-- GOAL OF THE EXERCISE --
Only the lines from the beginning of the entries through the one with "import plotly.graph_objects as go" should be written out, please, exactly and without any pictures.

-- MATERIAL PROVIDED --
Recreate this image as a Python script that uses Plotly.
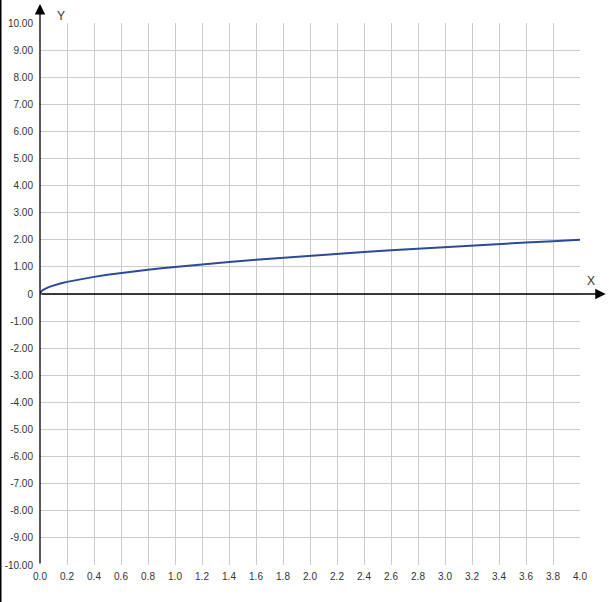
import plotly.graph_objects as go

# curve values
x_vals = [0, 0.005, 0.01, 0.02, 0.03, 0.04, 0.06, 0.08, 0.1, 0.15, 0.2, 0.25, 0.3, 0.4, 0.5, 0.6,
          0.7, 0.8, 0.9, 1.0, 1.2, 1.4, 1.6, 1.8, 2.0, 2.2, 2.4, 2.6, 2.8, 3.0, 3.2, 3.4, 3.6,
          3.8, 4.0]
y_vals = [0, 0.071, 0.10, 0.141, 0.173, 0.20, 0.245, 0.283, 0.316, 0.387, 0.447, 0.50, 0.548,
          0.632, 0.707, 0.775, 0.837, 0.894, 0.949, 1.00, 1.095, 1.183, 1.265, 1.342, 1.414,
          1.483, 1.549, 1.612, 1.673, 1.732, 1.789, 1.844, 1.897, 1.949, 2.00]

x_ticks = [round(i * 0.2, 1) for i in range(21)]
x_labels = ["%.1f" % v for v in x_ticks]
y_ticks = list(range(-10, 11))
y_labels = ["0" if v == 0 else "%.2f" % v for v in y_ticks]

FAM = "Liberation Sans, Arial, sans-serif"
font = dict(family=FAM, size=10, color="#333333")

fig = go.Figure()
fig.add_trace(go.Scatter(x=x_vals, y=y_vals, mode="lines",
                         line=dict(color="#2b4a99", width=2),
                         hoverinfo="skip", showlegend=False))

fig.update_layout(
    width=610, height=602,
    margin=dict(l=40, r=30, t=23, b=37),
    paper_bgcolor="white", plot_bgcolor="white",
    font=font,
    xaxis=dict(range=[0, 4], tickvals=x_ticks, ticktext=x_labels, automargin=False,
               showgrid=True, gridcolor="#cccccc", gridwidth=1,
               zeroline=False, showline=False, ticks="", ticklabelstandoff=4,
               fixedrange=True),
    yaxis=dict(range=[-10, 10], tickvals=y_ticks, ticktext=y_labels, automargin=False,
               showgrid=True, gridcolor="#cccccc", gridwidth=1,
               zeroline=False, showline=False, ticks="", ticklabelstandoff=6,
               fixedrange=True),
)

# left border of the picture
fig.add_shape(type="line", xref="paper", yref="paper",
              x0=(0.5 - 40) / 540, x1=(0.5 - 40) / 540, y0=-37 / 542, y1=1 + 23 / 542,
              line=dict(color="black", width=2))

# axis arrows
fig.add_annotation(x=4.19, y=0, ax=0, ay=0, xref="x", yref="y", axref="x", ayref="y",
                   showarrow=True, arrowhead=2, arrowsize=1.6, arrowwidth=1.3,
                   arrowcolor="black", text="")
fig.add_annotation(x=0, y=10.70, ax=0, ay=-10, xref="x", yref="y", axref="x", ayref="y",
                   showarrow=True, arrowhead=2, arrowsize=1.6, arrowwidth=1.3,
                   arrowcolor="black", text="")
fig.add_annotation(x=(597 - 40) / 540, y=(565 - 281) / 542, xref="paper", yref="paper",
                   text="X", showarrow=False, font=dict(family=FAM, size=12, color="#333333"))
fig.add_annotation(x=(55 - 40) / 540, y=(565 - 7) / 542, xref="paper", yref="paper",
                   text="Y", showarrow=False, font=dict(family=FAM, size=12, color="#333333"))

fig.write_html("out.html", config={"displayModeBar": False},
               post_script="document.body.style.margin='0';document.body.style.overflow='hidden';")
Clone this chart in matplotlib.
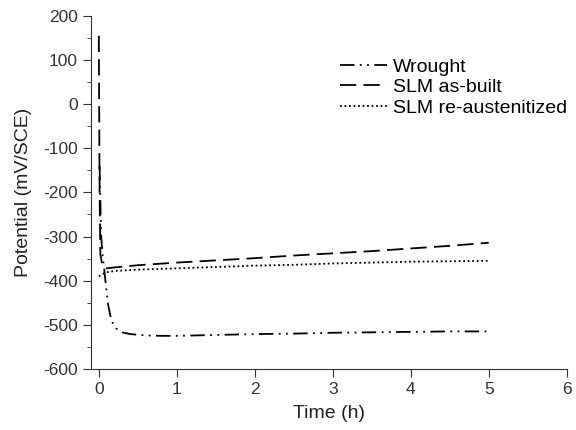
import numpy as np
import matplotlib
matplotlib.use('Agg')
import matplotlib.pyplot as plt
from matplotlib.ticker import MultipleLocator

plt.rcParams['font.family'] = ['Liberation Sans', 'DejaVu Sans']
plt.rcParams['axes.unicode_minus'] = False

# Open circuit potential vs time
t_wrought = [0.01, 0.03, 0.05, 0.07, 0.09, 0.12, 0.16, 0.22, 0.3, 0.4, 0.6,
             0.8, 1.0, 1.5, 2.0, 2.5, 3.0, 3.5, 4.0, 4.5, 5.0]
e_wrought = [-140, -300, -345, -375, -410, -455, -490, -508, -517, -521, -524,
             -525, -525, -523, -521, -520, -518, -517, -516, -515, -515]

t_asbuilt = [0.0, 0.01, 0.02, 0.04, 0.06, 0.1, 0.2, 0.5, 1.0, 1.5, 2.0,
             2.5, 3.0, 3.5, 4.0, 4.5, 5.0]
e_asbuilt = [155, -200, -340, -360, -370, -372, -370, -365, -359, -354, -349,
             -343, -338, -333, -327, -321, -314]

t_reaust = [0.0, 0.05, 0.1, 0.2, 0.3, 0.5, 1.0, 1.5, 2.0, 2.5, 3.0,
            3.5, 4.0, 4.5, 5.0]
e_reaust = [-390, -385, -381, -378, -377, -375, -372, -369, -366, -364, -361,
            -359, -357, -356, -355]

fig = plt.figure(figsize=(5.76, 4.30), dpi=100)
ax = fig.add_axes([0.158, 0.142, 0.826, 0.821])

ax.plot(t_wrought, e_wrought, color='k', lw=1.3, dashes=[8, 3, 1, 3, 1, 3],
        label='Wrought')
ax.plot(t_asbuilt, e_asbuilt, color='k', lw=1.3, dashes=[9, 4],
        label='SLM as-built')
ax.plot(t_reaust, e_reaust, color='k', lw=1.3, dashes=[1, 1.5],
        label='SLM re-austenitized')

ax.set_xlim(-0.1, 6)
ax.set_ylim(-600, 200)
ax.xaxis.set_major_locator(MultipleLocator(1))
ax.yaxis.set_major_locator(MultipleLocator(100))
ax.yaxis.set_minor_locator(MultipleLocator(50))
ax.spines['top'].set_visible(False)
ax.spines['right'].set_visible(False)
for sp in ('left', 'bottom'):
    ax.spines[sp].set_color('#333333')
ax.tick_params(direction='out', labelsize=12.5, colors='#333333', length=6)
ax.tick_params(which='minor', direction='out', length=3, colors='#333333')

ax.set_xlabel('Time (h)', fontsize=14, color='#222222', labelpad=6)
ax.set_ylabel('Potential (mV/SCE)', fontsize=14, color='#222222', labelpad=8)

ax.legend(loc='upper right', bbox_to_anchor=(1.037, 0.93), frameon=False,
          fontsize=14, handlelength=2.4, handletextpad=0.3, labelspacing=0.15)

plt.savefig('out.png', dpi=100)
plt.close()
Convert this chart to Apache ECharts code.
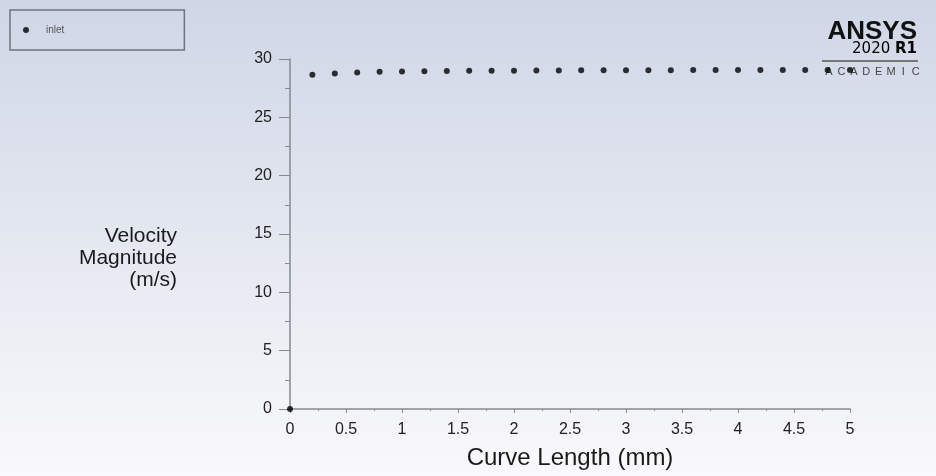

-- TASK ANSWER --
Recreate this image as a Python script that uses Plotly.
import plotly.graph_objects as go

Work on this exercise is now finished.